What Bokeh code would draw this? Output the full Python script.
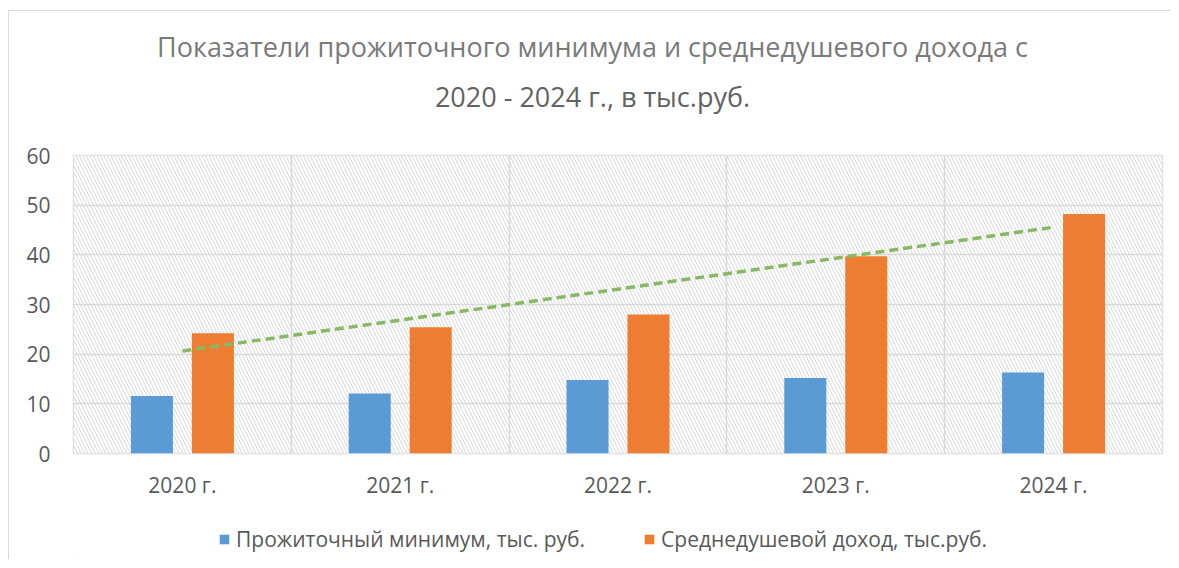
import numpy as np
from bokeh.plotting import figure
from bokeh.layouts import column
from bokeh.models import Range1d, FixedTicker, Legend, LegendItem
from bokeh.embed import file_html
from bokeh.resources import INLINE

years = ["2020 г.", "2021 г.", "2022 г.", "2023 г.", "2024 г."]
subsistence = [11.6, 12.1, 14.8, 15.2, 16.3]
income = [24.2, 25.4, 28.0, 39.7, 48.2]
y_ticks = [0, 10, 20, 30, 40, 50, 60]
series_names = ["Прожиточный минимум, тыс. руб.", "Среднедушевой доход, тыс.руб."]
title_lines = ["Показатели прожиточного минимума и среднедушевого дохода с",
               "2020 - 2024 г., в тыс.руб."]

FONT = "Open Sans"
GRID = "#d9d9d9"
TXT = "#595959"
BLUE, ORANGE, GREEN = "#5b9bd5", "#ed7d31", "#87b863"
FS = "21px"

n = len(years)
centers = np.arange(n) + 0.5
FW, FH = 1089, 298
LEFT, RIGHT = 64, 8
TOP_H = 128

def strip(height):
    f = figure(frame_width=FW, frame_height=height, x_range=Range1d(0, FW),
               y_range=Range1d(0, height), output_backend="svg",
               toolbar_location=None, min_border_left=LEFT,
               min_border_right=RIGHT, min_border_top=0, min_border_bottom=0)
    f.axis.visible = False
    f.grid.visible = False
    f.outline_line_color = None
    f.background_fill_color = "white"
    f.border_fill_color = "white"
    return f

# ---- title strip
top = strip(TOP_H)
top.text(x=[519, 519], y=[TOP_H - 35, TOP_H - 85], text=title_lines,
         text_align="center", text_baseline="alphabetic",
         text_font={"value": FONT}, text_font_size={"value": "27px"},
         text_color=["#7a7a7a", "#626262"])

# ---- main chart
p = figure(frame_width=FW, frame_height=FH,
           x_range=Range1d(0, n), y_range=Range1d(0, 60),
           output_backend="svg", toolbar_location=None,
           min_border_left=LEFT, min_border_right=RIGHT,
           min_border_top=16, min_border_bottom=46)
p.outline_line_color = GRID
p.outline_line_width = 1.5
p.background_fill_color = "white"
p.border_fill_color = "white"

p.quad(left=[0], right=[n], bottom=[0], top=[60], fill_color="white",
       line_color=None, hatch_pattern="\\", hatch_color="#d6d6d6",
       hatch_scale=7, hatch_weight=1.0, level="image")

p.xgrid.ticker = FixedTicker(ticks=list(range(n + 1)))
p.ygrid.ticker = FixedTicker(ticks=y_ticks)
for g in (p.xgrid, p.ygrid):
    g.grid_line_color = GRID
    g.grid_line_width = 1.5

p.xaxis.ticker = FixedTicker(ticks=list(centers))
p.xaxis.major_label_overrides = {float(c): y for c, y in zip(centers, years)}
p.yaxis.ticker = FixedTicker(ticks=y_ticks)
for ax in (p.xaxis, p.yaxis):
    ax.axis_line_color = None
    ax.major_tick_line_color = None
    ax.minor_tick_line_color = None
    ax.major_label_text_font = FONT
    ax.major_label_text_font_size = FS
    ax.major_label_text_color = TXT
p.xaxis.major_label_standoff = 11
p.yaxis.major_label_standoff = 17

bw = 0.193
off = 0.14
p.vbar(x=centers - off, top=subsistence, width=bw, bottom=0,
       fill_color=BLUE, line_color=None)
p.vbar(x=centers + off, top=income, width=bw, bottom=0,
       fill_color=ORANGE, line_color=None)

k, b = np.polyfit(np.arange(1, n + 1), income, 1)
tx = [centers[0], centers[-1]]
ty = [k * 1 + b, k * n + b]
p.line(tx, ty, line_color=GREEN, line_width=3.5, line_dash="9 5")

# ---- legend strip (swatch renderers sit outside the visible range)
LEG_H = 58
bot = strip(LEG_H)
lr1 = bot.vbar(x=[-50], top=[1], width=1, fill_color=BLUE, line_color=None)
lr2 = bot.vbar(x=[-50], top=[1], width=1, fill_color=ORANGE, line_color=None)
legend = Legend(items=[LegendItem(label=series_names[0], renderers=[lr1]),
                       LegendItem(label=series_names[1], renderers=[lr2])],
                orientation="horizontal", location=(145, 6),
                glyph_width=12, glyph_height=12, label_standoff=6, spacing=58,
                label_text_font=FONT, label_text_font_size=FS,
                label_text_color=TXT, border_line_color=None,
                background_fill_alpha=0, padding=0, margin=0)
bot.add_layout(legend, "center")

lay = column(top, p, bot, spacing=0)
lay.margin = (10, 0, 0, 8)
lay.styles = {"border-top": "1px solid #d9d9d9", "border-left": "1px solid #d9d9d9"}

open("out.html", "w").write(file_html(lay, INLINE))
------------------------------
## Request
Could the lines from the top of the material through the line with "from bokeh.resources import INLINE" be repeated exactly, pictures left out?

## Task response
What Bokeh code would draw this? Output the full Python script.
import numpy as np
from bokeh.plotting import figure
from bokeh.layouts import column
from bokeh.models import Range1d, FixedTicker, Legend, LegendItem
from bokeh.embed import file_html
from bokeh.resources import INLINE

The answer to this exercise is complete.